Task goal: Leaving out all pictures, reproduce the entries below exactly, from the first line through the line that contains "(hei) at (974,31)".

Listed records:
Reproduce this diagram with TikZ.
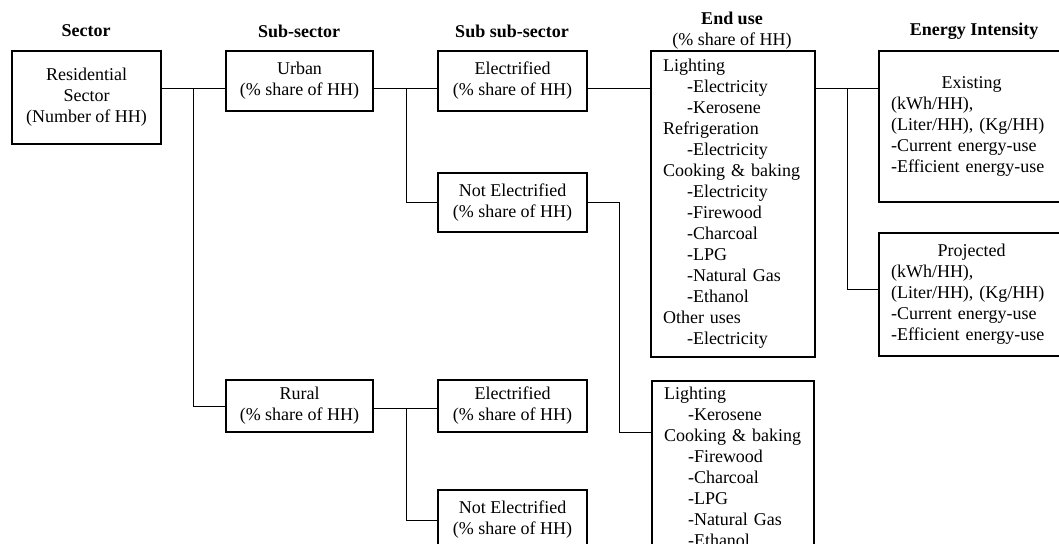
\documentclass[tikz,border=0pt]{standalone}
\usepackage{fontspec}
\setmainfont{Liberation Serif}
\usetikzlibrary{calc}

\newcommand{\fuel}[1]{\hspace*{24pt}-#1}
\newcommand{\hhshare}{(\% share of HH)}

\tikzset{
  every node/.style={font=\fontsize{18}{21}\selectfont},
  header/.style={font=\fontsize{18}{21}\selectfont\bfseries, align=center},
  box/.style={draw, line width=1.6pt, align=center, inner sep=0pt},
  listbox/.style={draw, line width=1.6pt, align=left, inner xsep=12pt, inner ysep=6pt},
  link/.style={line width=1pt},
}

\begin{document}
\begin{tikzpicture}[x=1pt,y=-1pt]
    \useasboundingbox (0,0) rectangle (1059,543);
    \clip (0,0) rectangle (1059,543);

    % headers
    \node[header] (hsec) at (86,31) {Sector};
    \node[header] (hsub) at (299,31) {Sub-sector};
    \node[header] (hsubsub) at (512,31) {Sub sub-sector};
    \node[header] (hend) at (732,31) {End use\\\textmd{\hhshare}};
    \node[header] (hei) at (974,31) {Energy Intensity};

    % sector and sub-sectors
    \node[box, minimum width=149pt, minimum height=93pt] (res) at (86.5,97.5) {Residential\\Sector\\(Number of HH)};
    \node[box, minimum width=147pt, minimum height=60pt] (urban) at (299.5,81) {Urban\\\hhshare};
    \node[box, minimum width=147pt, minimum height=52pt] (rural) at (299.5,406) {Rural\\\hhshare};

    \node[box, minimum width=149pt, minimum height=60pt] (uelec) at (512.5,81) {Electrified\\\hhshare};
    \node[box, minimum width=149pt, minimum height=59pt] (unelec) at (512.5,202.5) {Not Electrified\\\hhshare};
    \node[box, minimum width=149pt, minimum height=52pt] (relec) at (512.5,406) {Electrified\\\hhshare};
    \node[box, minimum width=149pt, minimum height=60pt] (rnelec) at (512.5,520) {Not Electrified\\\hhshare};

    % end use
    \node[listbox, text width=140pt, minimum height=306pt] (use1) at (733,204) {Lighting\\\fuel{Electricity}\\\fuel{Kerosene}\\Refrigeration\\\fuel{Electricity}\\Cooking \& baking\\\fuel{Electricity}\\\fuel{Firewood}\\\fuel{Charcoal}\\\fuel{LPG}\\\fuel{Natural Gas}\\\fuel{Ethanol}\\Other uses\\\fuel{Electricity}};
    \node[listbox, text width=138pt, anchor=north] (use2) at (733,380) {Lighting\\\fuel{Kerosene}\\Cooking \& baking\\\fuel{Firewood}\\\fuel{Charcoal}\\\fuel{LPG}\\\fuel{Natural Gas}\\\fuel{Ethanol}};

    % energy intensity
    \node[listbox, text width=161pt, minimum height=151pt] (exist) at (971.5,126.5) {\makebox[\hsize]{Existing}\\(kWh/HH),\\(Liter/HH), (Kg/HH)\\-Current energy-use\\-Efficient energy-use};
    \node[listbox, text width=161pt, minimum height=123pt] (proj) at (971.5,294.5) {\makebox[\hsize]{Projected}\\(kWh/HH),\\(Liter/HH), (Kg/HH)\\-Current energy-use\\-Efficient energy-use};

    % junctions
    \coordinate (j1) at (193,88);
    \coordinate (j2) at (406,88);
    \coordinate (j3) at (619,432);
    \coordinate (j4) at (847,88);
    \coordinate (j5) at (847,289);
    \coordinate (j6) at (406,408);

    \draw[link] (res.east |- j1) -- (urban.west |- j1);
    \draw[link] (j1) |- (rural.west);
    \draw[link] (urban.east |- j2) -- (uelec.west |- j2);
    \draw[link] (j2) |- (unelec.west);
    \draw[link] (uelec.east |- j2) -- (use1.west |- j2);
    \draw[link] (unelec.east) -| (j3) -- (use2.west |- j3);
    \draw[link] (use1.east |- j4) -- (exist.west |- j4);
    \draw[link] (j4) -- (j5) -- (proj.west |- j5);
    \draw[link] (rural.east |- j6) -- (relec.west |- j6);
    \draw[link] (j6) |- (rnelec.west);
\end{tikzpicture}
\end{document}
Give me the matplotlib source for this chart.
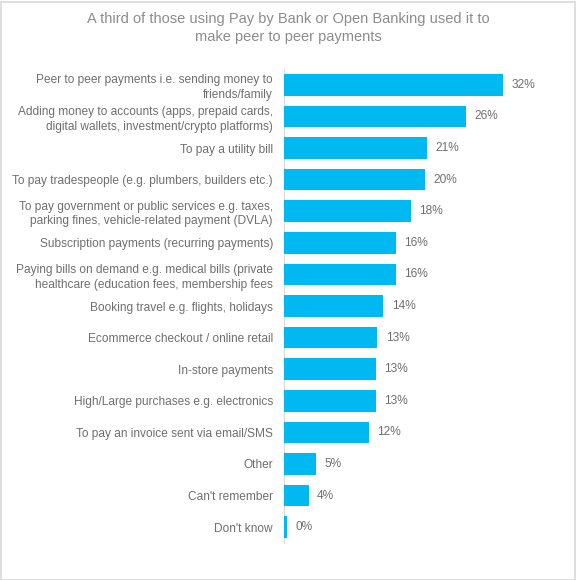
import matplotlib
matplotlib.use("Agg")
import matplotlib.pyplot as plt
from matplotlib.patches import Rectangle

categories = [
    "Peer to peer payments i.e. sending money to\nfriends/family",
    "Adding money to accounts (apps, prepaid cards,\ndigital wallets, investment/crypto platforms)",
    "To pay a utility bill",
    "To pay tradespeople (e.g. plumbers, builders etc.)",
    "To pay government or public services e.g. taxes,\nparking fines, vehicle-related payment (DVLA)",
    "Subscription payments (recurring payments)",
    "Paying bills on demand e.g. medical bills (private\nhealthcare (education fees, membership fees",
    "Booking travel e.g. flights, holidays",
    "Ecommerce checkout / online retail",
    "In-store payments",
    "High/Large purchases e.g. electronics",
    "To pay an invoice sent via email/SMS",
    "Other",
    "Can't remember",
    "Don't know",
]
values = [32, 26.5, 20.9, 20.6, 18.5, 16.3, 16.3, 14.5, 13.6, 13.4, 13.4, 12.4, 4.7, 3.6, 0.4]
labels = ["32%", "26%", "21%", "20%", "18%", "16%", "16%", "14%", "13%", "13%", "13%", "12%", "5%", "4%", "0%"]

plt.rcParams['font.family'] = ['Liberation Sans', 'DejaVu Sans']

W, H = 576, 580
fig = plt.figure(figsize=(W/100, H/100), dpi=100)
fig.patches.append(Rectangle((0.5/W, 0.5/H), 1-2/W, 1-2/H, transform=fig.transFigure,
                             fill=False, edgecolor="#D9D9D9", linewidth=1.2))

left, right, top, bottom = 284, 524, 69, 543
ax = fig.add_axes([left/W, 1-bottom/H, (right-left)/W, (bottom-top)/H])
y = list(range(len(categories)))
ax.barh(y, values, height=0.68, color="#00B9F1", linewidth=0, zorder=3)
ax.set_ylim(len(categories)-0.5, -0.5)
ax.set_xlim(0, 35)
ax.set_yticks(y)
ax.set_yticklabels(categories, fontsize=8.6, color="#6F6F6F", linespacing=1.3)
ax.tick_params(axis='y', length=0, pad=8)
ax.set_xticks([])
for s in ["top", "right", "bottom"]:
    ax.spines[s].set_visible(False)
ax.spines["left"].set_color("#D9D9D9")
ax.spines["left"].set_zorder(1)
for yi, v, lab in zip(y, values, labels):
    ax.annotate(lab, (v, yi), xytext=(6, 0), textcoords="offset points",
                va="center", ha="left", fontsize=8.6, color="#6F6F6F")

fig.text(0.5, 1-28/H, "A third of those using Pay by Bank or Open Banking used it to\nmake peer to peer payments",
         ha="center", va="center", fontsize=10.5, color="#8C8C8C", linespacing=1.35)

fig.savefig("out.png", dpi=100)
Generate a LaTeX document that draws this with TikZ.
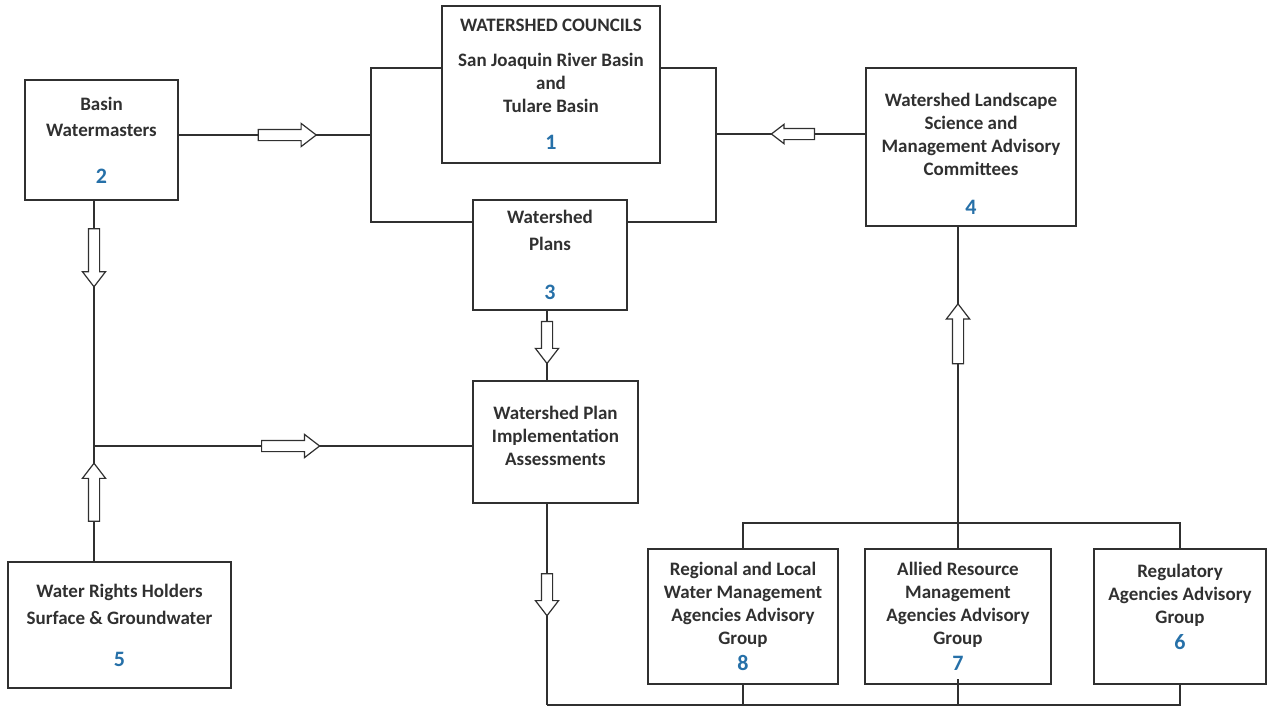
\documentclass[tikz,border=0pt]{standalone}
\usepackage{fontspec}
\setmainfont{Carlito}
\usetikzlibrary{shapes.arrows}
\definecolor{inkgray}{RGB}{48,48,48}
\definecolor{numblue}{RGB}{38,112,168}
\newcommand{\boxnum}[1]{{\fontsize{22}{23}\selectfont\textcolor{numblue}{#1}}}

\begin{document}
\begin{tikzpicture}[
    x=1pt, y=-1pt,
    every node/.style={font=\fontsize{19}{23}\selectfont\bfseries, text=inkgray},
    box/.style={rectangle, draw=inkgray, line width=1.3pt, align=center,
        inner sep=0pt},
    link/.style={draw=inkgray, line width=1.3pt},
    flow/.style={single arrow, draw=inkgray, line width=1.2pt, fill=white,
        inner sep=5pt, minimum height=58pt, single arrow head extend=6pt,
        single arrow tip angle=75, sloped, allow upside down},
]
\useasboundingbox (0,0) rectangle (1268,709);

% boxes
\node[box, minimum width=218, minimum height=157] (councils) at (551,84.5)
    {WATERSHED COUNCILS\\[12pt] San Joaquin River Basin\\ and\\ Tulare Basin\\[14pt] \boxnum{1}};
\node[box, minimum width=153, minimum height=120] (watermasters) at (101.5,140)
    {Basin\\[3pt] Watermasters\\[24pt] \boxnum{2}};
\node[box, minimum width=154, minimum height=110] (plans) at (550,255)
    {Watershed\\[4pt] Plans\\[26pt] \boxnum{3}};
\node[box, minimum width=210, minimum height=158] (committees) at (971,147)
    {\mbox{}\\[3pt] Watershed Landscape\\ Science and\\ Management Advisory\\ Committees\\[16pt] \boxnum{4}};
\node[box, minimum width=223, minimum height=126] (rights) at (119.5,625)
    {Water Rights Holders\\[4pt] Surface \& Groundwater\\[19pt] \boxnum{5}};
\node[box, minimum width=165, minimum height=122, text depth=13pt] (assess) at (555.5,442)
    {Watershed Plan\\ Implementation\\ Assessments};
\node[box, minimum width=190, minimum height=135] (regional) at (743,616.5)
    {Regional and Local\\ Water Management\\ Agencies Advisory\\ Group\\[3pt] \boxnum{8}};
\node[box, minimum width=186, minimum height=135] (allied) at (958,616.5)
    {Allied Resource\\ Management\\ Agencies Advisory\\ Group\\[3pt] \boxnum{7}};
\node[box, minimum width=172, minimum height=135, text depth=20pt] (regulatory) at (1180,616.5)
    {Regulatory\\ Agencies Advisory\\ Group\\[3pt] \boxnum{6}};

% bracket round councils and plans
\coordinate (bl1) at (371,68);
\coordinate (bl2) at (371,222);
\coordinate (br1) at (716,68);
\coordinate (br2) at (716,222);
\draw[link] (councils.west |- bl1) -- (bl1) -- (bl2) -- (plans.west |- bl2);
\draw[link] (councils.east |- br1) -- (br1) -- (br2) -- (plans.east |- br2);

% inputs
\coordinate (wmout) at (178,135);
\draw[link] (wmout) -- (bl1 |- wmout) node[flow, pos=0.547] (arrowwm) {};
\coordinate (cmout) at (866,134);
\draw[link] (cmout) -- (br1 |- cmout) node[flow, pos=0.463, minimum height=43pt,
    single arrow head extend=4pt] (arrowcm) {};

% left column
\coordinate (wmfoot) at (94,200);
\coordinate (junction) at (94,446);
\coordinate (rtop) at (94,562);
\draw[link] (wmfoot) -- (junction) node[flow, pos=0.22] (arrowdown) {};
\draw[link] (rtop) -- (junction) node[flow, pos=0.57] (arrowup) {};
\draw[link] (junction) -- (assess.west |- junction) node[flow, pos=0.51] (arrowassess) {};

% centre column
\coordinate (plfoot) at (547,310);
\draw[link] (plfoot) -- (plfoot |- assess.north) node[flow, pos=0.41, minimum height=42pt] (arrowplans) {};
\coordinate (asfoot) at (547,503);
\coordinate (bus) at (547,705);
\draw[link] (asfoot) -- (bus) node[flow, pos=0.436, minimum height=42pt] (arrowbus) {};
\draw[link] (bus) -- (regulatory.south |- bus) -- (regulatory.south);
\draw[link] (regional.south) -- (regional.south |- bus);
\coordinate (alliedtick) at (958,679);
\draw[link] (alliedtick) -- (alliedtick |- bus);

% advisory groups up to committees
\coordinate (tbus) at (958,523);
\draw[link] (regional.north) -- (regional.north |- tbus) -- (regulatory.north |- tbus) -- (regulatory.north);
\draw[link] (allied.north) -- (tbus);
\draw[link] (tbus) -- (tbus |- committees.south) node[flow, pos=0.626, minimum height=60pt] (arrowcm2) {};
\end{tikzpicture}
\end{document}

Solution for this task:
Reproduce this diagram with TikZ.
\documentclass[tikz,border=0pt]{standalone}
\usepackage{fontspec}
\setmainfont{Liberation Serif}
\usetikzlibrary{calc}

\newcommand{\fuel}[1]{\hspace*{24pt}-#1}
\newcommand{\hhshare}{(\% share of HH)}

\tikzset{
  every node/.style={font=\fontsize{18}{21}\selectfont},
  header/.style={font=\fontsize{18}{21}\selectfont\bfseries, align=center},
  box/.style={draw, line width=1.6pt, align=center, inner sep=0pt},
  listbox/.style={draw, line width=1.6pt, align=left, inner xsep=12pt, inner ysep=6pt},
  link/.style={line width=1pt},
}

\begin{document}
\begin{tikzpicture}[x=1pt,y=-1pt]
    \useasboundingbox (0,0) rectangle (1059,543);
    \clip (0,0) rectangle (1059,543);

    % headers
    \node[header] (hsec) at (86,31) {Sector};
    \node[header] (hsub) at (299,31) {Sub-sector};
    \node[header] (hsubsub) at (512,31) {Sub sub-sector};
    \node[header] (hend) at (732,31) {End use\\\textmd{\hhshare}};
    \node[header] (hei) at (974,31) {Energy Intensity};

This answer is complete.